SME Credit Assessment Without Financial Statements: A Cash-Flow and Document Method

How to run SME credit assessment without financial statements using bank statements, cash flow, DSCR, tax filings, and document evidence.

Most small and medium businesses do not have audited financial statements. They have a bank account, a few tax filings, some invoices, and a stack of documents that range from clean PDFs to photographed passbooks. If your credit policy starts with "upload your last two years of audited financials," you have already disqualified most of the market you are trying to serve. The question is not whether you can do SME credit assessment without financial statements. It is which signals you substitute, and how you turn messy real-world documents into something a credit policy can actually decide on.

The short answer: build the assessment on cash flow from bank statements, debt-service coverage (DSCR), tax and GST filings, and a layer of document evidence that confirms the borrower and the business are real. This article walks through each signal, the order to weigh them in, and how to operationalize it so every application gets the same treatment.

Why SME credit assessment without financial statements is the norm, not the exception

Audited financials exist to give a lender a standardized, third-party-attested view of a business. For larger corporates they are table stakes. For the long tail of SMEs, microbusinesses, sole traders, and informal operators, they simply do not exist, or they exist in a form too stale or too thin to underwrite against. Waiting for them is not prudence, it is adverse selection: the businesses that can produce polished audited accounts are often the ones least in need of you.

So the practical discipline of SME credit assessment without financial statements is about reconstructing the same three things audited accounts would have told you, from primary documents the borrower already has:

  • Does the business generate cash, and how stably? Reconstructed from bank statements, not a P&L.
  • Can that cash service the proposed loan? DSCR computed from observed inflows and existing obligations.
  • Is the business real, and are the documents genuine? Tax filings, registration, and document-evidence cross-checks.

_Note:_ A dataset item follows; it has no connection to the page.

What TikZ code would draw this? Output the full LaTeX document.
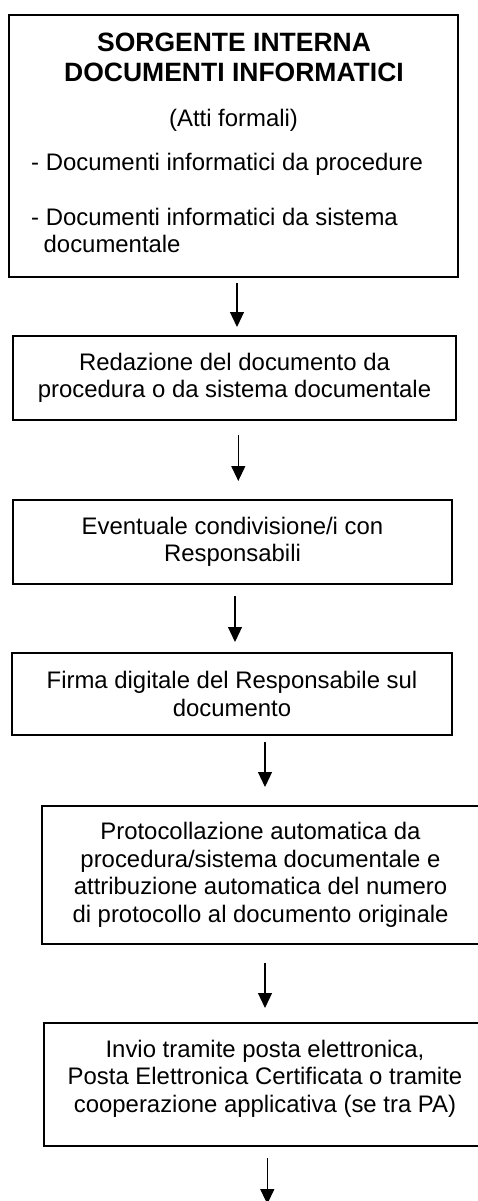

Get those three right and you are underwriting on better information than a year-old audited balance sheet, because cash flow is current and behavioral, not an accounting snapshot.

The five signals that replace audited financials

Here is the substitution stack, in the order a credit and risk team should weigh it.

1. Bank statement cash flow (the spine of the assessment)

Bank statements are the single most valuable document an SME can give you, because they are hard to fake convincingly at scale and they show what actually happened, not what the borrower says happened. From three to twelve months of statements you can derive:

  • Average daily balance (ADB): a liquidity floor that resists the window-dressing of month-end balances.
  • Net monthly cash flow: inflows minus outflows, and crucially its volatility month to month.
  • Revenue proxy: recurring credit inflows that look like sales settlement, separated from loan disbursements, transfers, and one-off lumps.
  • Existing debt service: regular outflows to other lenders, which feed directly into DSCR.
  • Red flags: bounced payments, returned items, sustained overdrafts, gambling outflows, salary-day-only balances.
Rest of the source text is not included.